Something that used to be very uncomfortable and difficult - entrepreneurship - is suddenly easier than ever before, and everyone wants to become one. It’s the fashionable thing.

It’s also become more comfortable than ever before. People associate with something because of the identity it gives them. When I first began to tell people I was an author, it felt so incredibly cool. I was damn proud of myself.

But the identity becomes an end in and of itself. And, if you care about your life, this is very dangerous.

Many (entrepreneurs, musicians, authors, artists, etc) become attached to the identity and addicted to the struggle of trying to make it, without actually focusing on results and creating real change.

Remember, it requires less thinking and energy to choose a position, an identity, a religion, or a career, and ride it out indefinitely.

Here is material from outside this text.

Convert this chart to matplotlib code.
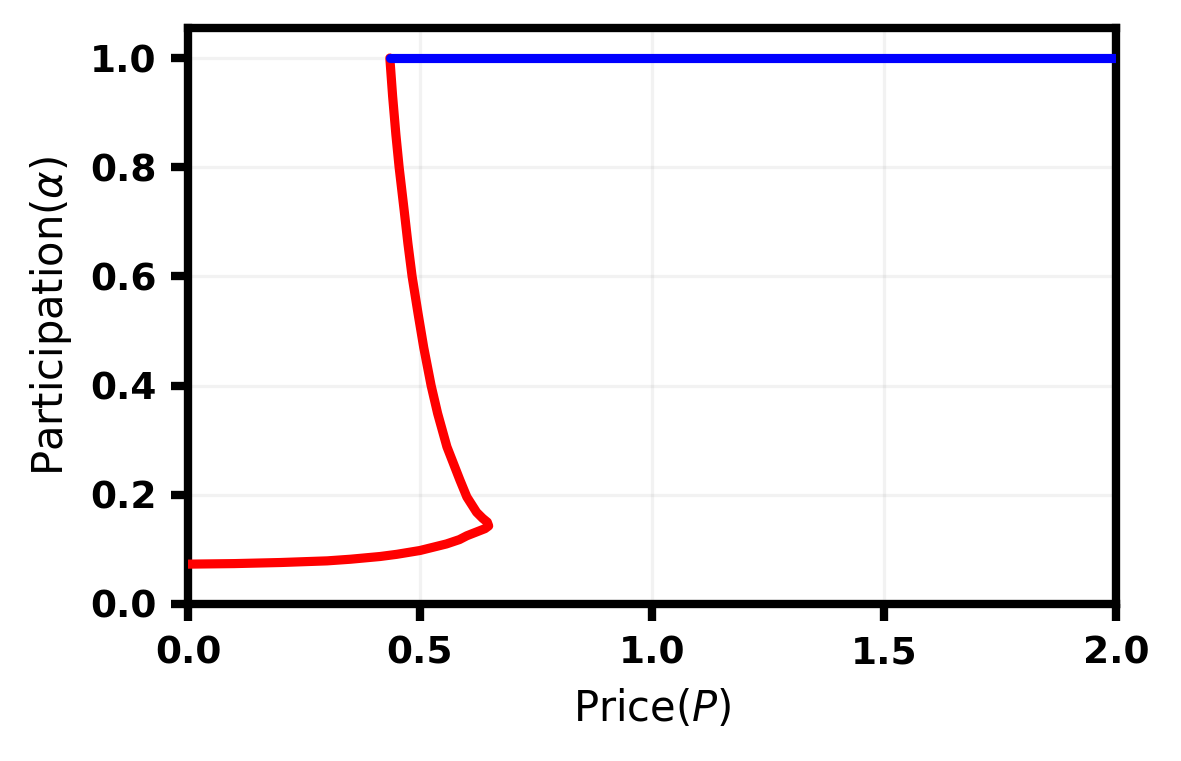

This is why graduates fresh from college, firm in beliefs, enter the world supposing they have life entirely figured out.

And why wise seekers such as Socrates - a name that has echoed down the ages - once said "I am the wisest man alive, for I know one thing: that I know nothing."

It’s important to understand when our deeply-held beliefs may be holding us back, and how to discover newer, better, more effective ways of looking at things.

Success comes to those who break the conventional molds. Who shed old identities and biases and ways of doing things to embrace a newer, more empowering sense of self, and ways of acting and being…

If and when you ever find yourself among the majority, it’s time to pause, take a step back, and reflect.

Question everything. Accept everything, and see how it fits. Only through a collection of viewpoints and ideas can you find what meshes with you. Explore the truth, on your own, as earnestly and as long as you can.

Do so if only to join me in this lonely quest. I’d most certainly welcome your company.